BRIEF: Write out, word for word, only the data from its first line to the line containing "from matplotlib.ticker import FuncFormatter".

(Figure scripts)

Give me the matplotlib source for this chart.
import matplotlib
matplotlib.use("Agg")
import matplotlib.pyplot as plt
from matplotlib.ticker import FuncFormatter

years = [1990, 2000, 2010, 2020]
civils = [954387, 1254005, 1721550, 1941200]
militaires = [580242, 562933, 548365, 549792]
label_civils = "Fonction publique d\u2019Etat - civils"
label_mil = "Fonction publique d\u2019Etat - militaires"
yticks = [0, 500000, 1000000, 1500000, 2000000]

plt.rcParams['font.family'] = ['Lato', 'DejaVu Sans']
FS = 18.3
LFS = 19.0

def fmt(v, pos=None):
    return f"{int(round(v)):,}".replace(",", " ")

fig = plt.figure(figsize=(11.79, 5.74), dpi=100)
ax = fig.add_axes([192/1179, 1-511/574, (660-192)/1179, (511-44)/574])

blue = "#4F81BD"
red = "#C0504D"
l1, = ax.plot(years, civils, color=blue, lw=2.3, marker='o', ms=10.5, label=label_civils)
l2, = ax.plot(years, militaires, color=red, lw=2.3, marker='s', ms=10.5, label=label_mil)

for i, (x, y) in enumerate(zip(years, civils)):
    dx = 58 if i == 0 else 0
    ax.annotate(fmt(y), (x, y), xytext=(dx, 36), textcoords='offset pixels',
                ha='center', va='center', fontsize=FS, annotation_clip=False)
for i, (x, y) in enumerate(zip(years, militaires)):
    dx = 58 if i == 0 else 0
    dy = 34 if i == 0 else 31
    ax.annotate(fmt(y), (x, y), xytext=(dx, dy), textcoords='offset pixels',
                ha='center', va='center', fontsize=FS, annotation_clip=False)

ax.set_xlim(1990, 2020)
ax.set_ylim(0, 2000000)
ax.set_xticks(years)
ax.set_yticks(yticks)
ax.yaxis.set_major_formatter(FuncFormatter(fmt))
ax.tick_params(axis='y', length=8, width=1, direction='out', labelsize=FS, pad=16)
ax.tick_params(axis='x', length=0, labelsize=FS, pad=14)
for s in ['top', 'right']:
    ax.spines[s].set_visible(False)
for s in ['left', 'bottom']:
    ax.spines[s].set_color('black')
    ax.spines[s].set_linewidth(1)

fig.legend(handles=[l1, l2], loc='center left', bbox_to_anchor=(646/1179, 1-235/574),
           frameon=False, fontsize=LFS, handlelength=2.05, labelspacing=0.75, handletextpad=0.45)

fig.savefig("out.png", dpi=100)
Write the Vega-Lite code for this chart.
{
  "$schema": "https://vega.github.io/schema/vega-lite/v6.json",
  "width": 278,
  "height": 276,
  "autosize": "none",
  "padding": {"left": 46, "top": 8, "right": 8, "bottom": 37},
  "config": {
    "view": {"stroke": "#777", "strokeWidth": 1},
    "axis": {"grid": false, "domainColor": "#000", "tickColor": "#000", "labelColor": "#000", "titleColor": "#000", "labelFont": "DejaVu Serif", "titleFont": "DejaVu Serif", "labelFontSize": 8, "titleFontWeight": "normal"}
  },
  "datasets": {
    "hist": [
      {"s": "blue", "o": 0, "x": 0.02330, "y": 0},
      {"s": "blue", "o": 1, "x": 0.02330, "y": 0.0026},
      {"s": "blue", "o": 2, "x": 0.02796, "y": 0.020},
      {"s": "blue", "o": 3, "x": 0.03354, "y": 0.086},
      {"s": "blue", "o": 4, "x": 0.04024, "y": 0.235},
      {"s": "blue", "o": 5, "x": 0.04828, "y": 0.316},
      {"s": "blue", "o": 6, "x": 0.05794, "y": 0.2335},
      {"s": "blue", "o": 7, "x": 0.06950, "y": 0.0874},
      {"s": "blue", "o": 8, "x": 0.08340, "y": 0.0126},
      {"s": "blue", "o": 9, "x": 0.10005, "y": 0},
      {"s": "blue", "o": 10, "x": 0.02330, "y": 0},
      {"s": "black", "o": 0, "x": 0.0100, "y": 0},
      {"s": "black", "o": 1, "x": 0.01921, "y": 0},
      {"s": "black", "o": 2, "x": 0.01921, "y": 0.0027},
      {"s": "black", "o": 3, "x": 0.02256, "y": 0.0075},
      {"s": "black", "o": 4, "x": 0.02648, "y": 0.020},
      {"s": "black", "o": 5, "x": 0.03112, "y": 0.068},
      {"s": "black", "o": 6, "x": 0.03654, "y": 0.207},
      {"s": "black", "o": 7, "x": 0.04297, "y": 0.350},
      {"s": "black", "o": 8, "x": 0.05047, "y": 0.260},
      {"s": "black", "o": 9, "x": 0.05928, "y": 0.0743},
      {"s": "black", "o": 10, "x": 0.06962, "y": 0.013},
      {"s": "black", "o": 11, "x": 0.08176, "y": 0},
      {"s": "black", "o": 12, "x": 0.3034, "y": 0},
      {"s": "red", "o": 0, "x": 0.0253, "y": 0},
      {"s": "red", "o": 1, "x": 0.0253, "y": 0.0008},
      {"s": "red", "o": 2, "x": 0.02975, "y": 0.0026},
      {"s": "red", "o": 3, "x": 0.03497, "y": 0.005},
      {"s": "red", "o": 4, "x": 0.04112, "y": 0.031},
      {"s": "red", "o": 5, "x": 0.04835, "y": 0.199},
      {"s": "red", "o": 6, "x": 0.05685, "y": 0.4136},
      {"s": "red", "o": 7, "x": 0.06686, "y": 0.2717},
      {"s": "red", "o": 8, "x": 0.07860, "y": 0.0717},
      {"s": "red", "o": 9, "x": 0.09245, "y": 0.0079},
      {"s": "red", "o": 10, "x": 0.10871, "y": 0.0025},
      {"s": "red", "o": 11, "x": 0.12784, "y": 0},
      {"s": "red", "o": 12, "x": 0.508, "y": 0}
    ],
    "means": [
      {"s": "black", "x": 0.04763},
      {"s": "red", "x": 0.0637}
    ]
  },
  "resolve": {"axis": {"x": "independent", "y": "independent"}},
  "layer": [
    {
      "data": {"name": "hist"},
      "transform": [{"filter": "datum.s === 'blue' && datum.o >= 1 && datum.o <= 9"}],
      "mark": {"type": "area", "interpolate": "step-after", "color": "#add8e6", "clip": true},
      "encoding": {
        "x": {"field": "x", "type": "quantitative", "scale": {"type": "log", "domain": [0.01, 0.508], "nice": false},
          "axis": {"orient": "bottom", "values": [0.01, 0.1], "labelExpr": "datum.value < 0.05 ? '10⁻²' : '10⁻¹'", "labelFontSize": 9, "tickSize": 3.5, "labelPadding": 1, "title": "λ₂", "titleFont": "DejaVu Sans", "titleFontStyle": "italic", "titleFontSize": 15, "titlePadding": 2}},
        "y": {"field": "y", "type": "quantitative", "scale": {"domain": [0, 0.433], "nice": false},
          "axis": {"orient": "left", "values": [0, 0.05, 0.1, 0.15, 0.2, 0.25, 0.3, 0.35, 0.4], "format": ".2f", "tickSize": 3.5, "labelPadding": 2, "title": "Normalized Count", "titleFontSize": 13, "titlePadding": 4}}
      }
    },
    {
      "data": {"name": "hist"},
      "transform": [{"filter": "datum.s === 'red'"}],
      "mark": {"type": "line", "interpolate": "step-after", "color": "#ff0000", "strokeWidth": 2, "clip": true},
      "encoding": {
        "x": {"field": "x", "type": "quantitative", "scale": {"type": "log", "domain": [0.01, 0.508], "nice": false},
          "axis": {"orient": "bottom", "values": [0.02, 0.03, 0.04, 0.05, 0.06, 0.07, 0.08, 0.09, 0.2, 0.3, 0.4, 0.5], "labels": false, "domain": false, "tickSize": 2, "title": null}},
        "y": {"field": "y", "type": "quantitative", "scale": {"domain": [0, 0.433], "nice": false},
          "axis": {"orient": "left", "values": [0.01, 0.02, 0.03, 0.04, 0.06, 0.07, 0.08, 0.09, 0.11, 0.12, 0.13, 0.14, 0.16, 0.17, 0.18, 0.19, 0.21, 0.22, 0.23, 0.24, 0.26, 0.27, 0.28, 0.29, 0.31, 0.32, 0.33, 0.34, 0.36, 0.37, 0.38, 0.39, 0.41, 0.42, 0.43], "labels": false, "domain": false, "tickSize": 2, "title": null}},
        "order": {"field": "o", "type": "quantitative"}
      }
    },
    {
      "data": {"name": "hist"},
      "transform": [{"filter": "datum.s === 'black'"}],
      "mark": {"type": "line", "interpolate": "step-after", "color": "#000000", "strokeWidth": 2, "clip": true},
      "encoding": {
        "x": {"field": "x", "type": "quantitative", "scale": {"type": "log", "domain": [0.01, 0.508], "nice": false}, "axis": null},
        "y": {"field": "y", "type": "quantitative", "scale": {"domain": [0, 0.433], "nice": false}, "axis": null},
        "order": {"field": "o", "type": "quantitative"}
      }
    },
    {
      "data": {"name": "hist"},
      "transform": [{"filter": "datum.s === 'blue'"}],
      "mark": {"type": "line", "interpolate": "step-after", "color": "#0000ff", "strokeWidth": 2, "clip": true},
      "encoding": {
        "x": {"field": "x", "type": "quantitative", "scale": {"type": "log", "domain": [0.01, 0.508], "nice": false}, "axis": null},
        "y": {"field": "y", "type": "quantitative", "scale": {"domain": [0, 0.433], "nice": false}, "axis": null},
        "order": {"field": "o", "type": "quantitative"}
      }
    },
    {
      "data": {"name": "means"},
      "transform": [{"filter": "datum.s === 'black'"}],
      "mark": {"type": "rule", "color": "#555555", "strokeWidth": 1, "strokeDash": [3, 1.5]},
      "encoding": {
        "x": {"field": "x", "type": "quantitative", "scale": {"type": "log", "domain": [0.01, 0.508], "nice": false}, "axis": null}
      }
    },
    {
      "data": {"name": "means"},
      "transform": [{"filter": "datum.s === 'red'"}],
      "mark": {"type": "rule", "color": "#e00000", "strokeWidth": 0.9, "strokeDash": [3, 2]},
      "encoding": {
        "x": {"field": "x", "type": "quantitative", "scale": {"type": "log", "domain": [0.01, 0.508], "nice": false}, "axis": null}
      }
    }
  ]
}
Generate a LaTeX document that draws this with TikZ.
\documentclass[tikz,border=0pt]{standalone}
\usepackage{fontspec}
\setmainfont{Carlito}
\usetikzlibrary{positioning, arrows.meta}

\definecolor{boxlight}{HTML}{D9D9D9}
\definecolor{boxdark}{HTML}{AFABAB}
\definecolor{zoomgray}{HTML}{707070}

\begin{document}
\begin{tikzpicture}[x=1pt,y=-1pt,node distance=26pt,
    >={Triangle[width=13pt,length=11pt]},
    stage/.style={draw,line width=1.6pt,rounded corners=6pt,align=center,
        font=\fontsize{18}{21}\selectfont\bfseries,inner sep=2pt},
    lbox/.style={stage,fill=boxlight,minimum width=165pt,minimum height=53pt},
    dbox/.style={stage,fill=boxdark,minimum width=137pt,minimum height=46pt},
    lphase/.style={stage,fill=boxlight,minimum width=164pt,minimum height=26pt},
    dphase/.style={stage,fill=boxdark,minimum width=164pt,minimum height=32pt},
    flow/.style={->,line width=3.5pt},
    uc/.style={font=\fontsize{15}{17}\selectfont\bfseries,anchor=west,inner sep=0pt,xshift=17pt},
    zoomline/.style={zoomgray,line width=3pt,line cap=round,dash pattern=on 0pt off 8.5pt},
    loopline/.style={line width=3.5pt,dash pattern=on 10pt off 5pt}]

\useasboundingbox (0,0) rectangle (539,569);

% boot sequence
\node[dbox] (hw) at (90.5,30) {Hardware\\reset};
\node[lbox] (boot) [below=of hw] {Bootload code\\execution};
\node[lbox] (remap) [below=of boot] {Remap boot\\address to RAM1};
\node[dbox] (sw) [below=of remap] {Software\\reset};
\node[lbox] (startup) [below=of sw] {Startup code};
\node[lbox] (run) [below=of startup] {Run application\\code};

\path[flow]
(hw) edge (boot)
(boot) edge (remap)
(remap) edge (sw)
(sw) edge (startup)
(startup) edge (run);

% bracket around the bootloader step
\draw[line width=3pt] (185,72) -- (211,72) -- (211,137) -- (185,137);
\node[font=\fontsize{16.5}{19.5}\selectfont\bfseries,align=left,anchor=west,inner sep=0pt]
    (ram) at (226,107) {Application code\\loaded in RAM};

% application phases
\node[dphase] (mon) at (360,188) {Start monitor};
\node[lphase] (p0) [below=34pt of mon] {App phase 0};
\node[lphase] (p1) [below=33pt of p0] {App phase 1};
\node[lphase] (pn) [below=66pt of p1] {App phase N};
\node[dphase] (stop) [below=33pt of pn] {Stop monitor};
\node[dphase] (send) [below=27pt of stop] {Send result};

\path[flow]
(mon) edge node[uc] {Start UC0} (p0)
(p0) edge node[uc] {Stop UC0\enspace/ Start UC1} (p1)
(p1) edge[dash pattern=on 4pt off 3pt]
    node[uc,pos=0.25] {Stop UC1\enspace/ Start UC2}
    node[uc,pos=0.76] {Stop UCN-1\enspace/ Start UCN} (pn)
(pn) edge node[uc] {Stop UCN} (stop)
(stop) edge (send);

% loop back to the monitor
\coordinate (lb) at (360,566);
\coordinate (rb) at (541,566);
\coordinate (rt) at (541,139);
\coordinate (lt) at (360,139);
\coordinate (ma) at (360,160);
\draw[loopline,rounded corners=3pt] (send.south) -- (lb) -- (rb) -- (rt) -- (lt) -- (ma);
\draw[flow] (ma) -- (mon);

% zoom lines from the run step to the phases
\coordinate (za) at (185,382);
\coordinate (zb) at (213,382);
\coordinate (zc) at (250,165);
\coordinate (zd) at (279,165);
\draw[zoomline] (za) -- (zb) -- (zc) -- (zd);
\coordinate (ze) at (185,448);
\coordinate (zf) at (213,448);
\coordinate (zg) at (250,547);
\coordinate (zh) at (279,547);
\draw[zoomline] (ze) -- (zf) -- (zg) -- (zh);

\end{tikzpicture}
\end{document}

WRITTEN RESPONSE:
Give me the matplotlib source for this chart.
import matplotlib
matplotlib.use("Agg")
import matplotlib.pyplot as plt
from matplotlib.ticker import FuncFormatter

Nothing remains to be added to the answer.